1997.
My wife, two stepsons and I are preparing for our first trip together.
It was to be the first major vacation of any kind for the three
of them. She has decided that everything must be accounted for,
and two weeks prior to our departure, clothes and other items
are starting to assemble in small but ever-growing piles. Shorts,
socks, shirts and new toothbrushes. Two weeks of clothes to wear
being stacked up and organized.
I
thought she was nuts. Having mastered the shower-pack-and-out-the-door-for-the-weekend-in-under-thirty-minutes
maneuver, I wasn’t planning on having anything out until the day
before we left. But, supportive and helpful I was in those days.
So, when asked for the carry-on bags and luggage, a red backpack
was placed with the supplies.
“What…
is… that?”
“My
carry-on.”
“It
isn’t really going with us, is it?”
“Yes.”
“No,
really, it isn’t, right?”
Eventually,
concerned with other things, the red backpack got past her and
was allowed to make the trip. Off to Florida.
During
our first few days moving from theme park to theme park, the backpack
offered bottled water, cameras, sunglasses, gum, and maps. It
held purchases. When I pulled out three sweatshirts one evening
as the temperatures dropped, my wife looked stunned.
“You’ve
had those with us all day?”
“Yup.”
“We’ll
buy you a new bag when we get home. That one’s dirty.”
1979.
I first learned about the mom bag in September. My parents made
a family vacation type of outing an annual summer tradition. It
usually involved camping with friends, or a trip in the northeast
section of the United States such to places around New England,
Pennsylvania or New York. Never very far from our home in Rhode
Island, although to the kids in the back of the station wagon,
it was always far enough.
This
1979 trip was big time though. Disney World. A full week. During
the school year. And as the family strolled around the Magic
Kingdom, mom was the center of attention.
“Mom,
do you have my hat?”
“Mom,
can you hold this for me?”
“Mom,
dad says you have the film.”
And
on and on and on.
Where
did mom keep all this wonderful stuff? In one of those big, canvas,
shoulder bags… a square measuring a foot or so, and capable of
comfortably holding more than a large suitcase. It became known
as “the mom bag,” and it joined us from that trip on.
1986.
Syracuse, New York. I start carrying my life around in a blue
backpack. It was used for my books. It was used it for weekend
trips. The backpack was a book bag, overnight bag, camera bag,
laundry bag, and shopping bag. Heck, since I put my walkman in
it when I strolled between campus and my apartment, the backpack
was even a stereo. During four years of college, the only change
was replacing it with a red one of the exact same style for my
senior year. (Yes… yes… a red one that would be around, though
much dirtier, roughly seven years after my senior year.)
Over
the years I’ve also had a slightly different “mom bag” of sorts
as well. It’s a drawer at my desk and a file on the computer.

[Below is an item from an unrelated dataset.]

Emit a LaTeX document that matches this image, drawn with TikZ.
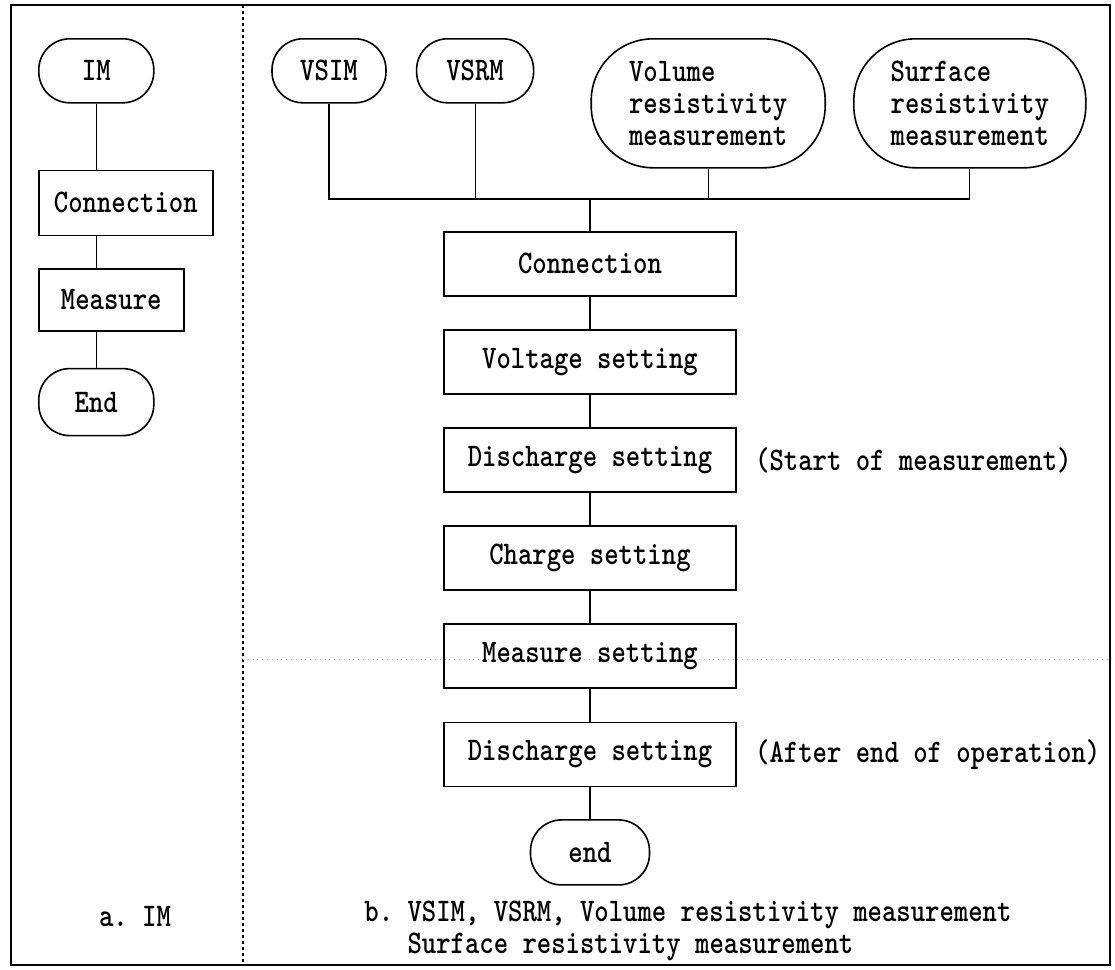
\documentclass[tikz,border=0pt]{standalone}
\usepackage{fontspec}
\newfontfamily\chartfont{lmmonolt10-bold}[Extension=.otf, FakeStretch=0.83]
\usetikzlibrary{positioning}

\begin{document}
\begin{tikzpicture}[
      x=0.5pt, y=-0.5pt,
      node distance=16pt,
      every node/.style={font=\chartfont\fontsize{16.5}{16}\selectfont, inner sep=0pt},
      term/.style={draw, line width=0.8pt, rounded corners=15.5pt, minimum width=57.5pt, minimum height=32pt, align=center},
      bigterm/.style={draw, line width=0.8pt, rounded corners=31pt, minimum height=64.5pt, align=left},
      stepbox/.style={draw, line width=0.8pt, minimum width=146pt, minimum height=32pt, align=center},
      link/.style={line width=0.6pt}
    ]
      \useasboundingbox (0,0) rectangle (1115,970);

      % frame and column divider
      \draw[line width=0.9pt] (11,5) rectangle (1110,965);
      \draw[line width=0.6pt, dash pattern=on 1.5pt off 1.5pt] (243,5) -- (243,965);
      \draw[gray!60, dotted, line width=0.4pt] (243,659) -- (1110,659);

      % a. IM
      \node[term, anchor=north west] (im) at (38,38) {IM};
      \node[stepbox, minimum width=87pt, minimum height=32.5pt, below=33pt of im.south west, anchor=north west] (lconn) {Connection};
      \node[stepbox, minimum width=72.5pt, minimum height=31pt, below=of lconn.south west, anchor=north west] (lmeas) {Measure};
      \node[term, minimum height=33.5pt, below=18pt of lmeas.south west, anchor=north west] (lend) {End};

      \draw[link] (im.south) -- (im.south |- lconn.north);
      \draw[link] (im.south |- lconn.south) -- (im.south |- lmeas.north);
      \draw[link] (im.south |- lmeas.south) -- (lend.north);

      \node (capa) at (135,917) {a.\ IM};

      % b. VSIM, VSRM, volume / surface resistivity
      \node[term, minimum width=57pt, anchor=north] (vsim) at (329,38) {VSIM};
      \node[term, minimum width=58.5pt, right=14.5pt of vsim.north east, anchor=north west] (vsrm) {VSRM};
      \node[bigterm, minimum width=117pt, right=28pt of vsrm.north east, anchor=north west] (vol) {Volume\\resistivity\\measurement};
      \node[bigterm, minimum width=116pt, right=13.5pt of vol.north east, anchor=north west] (surf) {Surface\\resistivity\\measurement};

      \coordinate (bus) at (590,199);

      \node[stepbox, anchor=north] (conn) at (590,231) {Connection};
      \node[stepbox, below=16.25pt of conn] (volt) {Voltage setting};
      \node[stepbox, below=16.25pt of volt] (dis1) {Discharge setting};
      \node[stepbox, below=16.25pt of dis1] (chg) {Charge setting};
      \node[stepbox, below=16.25pt of chg] (meas) {Measure setting};
      \node[stepbox, below=16.25pt of meas] (dis2) {Discharge setting};
      \node[term, minimum width=59.5pt, minimum height=32.5pt, below=of dis2] (fin) {end};

      \node[right=9pt of dis1] (startnote) {(Start of measurement)};
      \node[right=9pt of dis2] (afternote) {(After end of operation)};

      \draw[link] (vsim.south) |- (surf.south |- bus) -- (surf.south);
      \draw[link] (vsrm.south) -- (vsrm.south |- bus);
      \draw[link] (vol.south) -- (vol.south |- bus);
      \draw[link] (bus) -- (conn.north);
      \draw[link] (conn) -- (volt);
      \draw[link] (volt) -- (dis1);
      \draw[link] (dis1) -- (chg);
      \draw[link] (chg) -- (meas);
      \draw[link] (meas) -- (dis2);
      \draw[link] (dis2) -- (fin);

      \node[align=left, anchor=west] (capb) at (364,931) {b.\ VSIM,\ VSRM,\ Volume resistivity measurement\\\phantom{b.\ }Surface resistivity measurement};
    \end{tikzpicture}
\end{document}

It’s the place I’ve put dated material, unfinished pieces, and
works in progress. The place where things get stored because there’s
no time to work on them or they just don’t seem to be developing
right. The place where stuff goes when one or more markets have
passed on them, or when rejection letters have been returned concerning
them, or I just can’t revise them one more time.
From
that physical bag in 1979 to the figurative bag of 2003, so goes
the progression to In My Backpack – the web site. The
material may not all be gems. Some of it may interest visitors
to the site. Some of it won’t. But it’s stuff that I’ve pulled
from those drawers and files. Stuff stored away in my backpack
looking for a place and just waiting for its time. And when the
night gets chilly, or the kids get thirsty, or someone has to
carry that stuffed animal you had to buy, the backpack is ready.
The
mom bag lives on. Some have tried to remove its place as a carry-on
or replace it with alternatives over the years, but it always
gets packed. And the material I’ve written has a home.
For
now, these days, I’m the keeper of the bag. Lugging it and its
contents around. It’s not that heavy actually. And I hope that
if you need it (even if you’re just looking), you’ll find that
there’s a sweatshirt or two here that fits.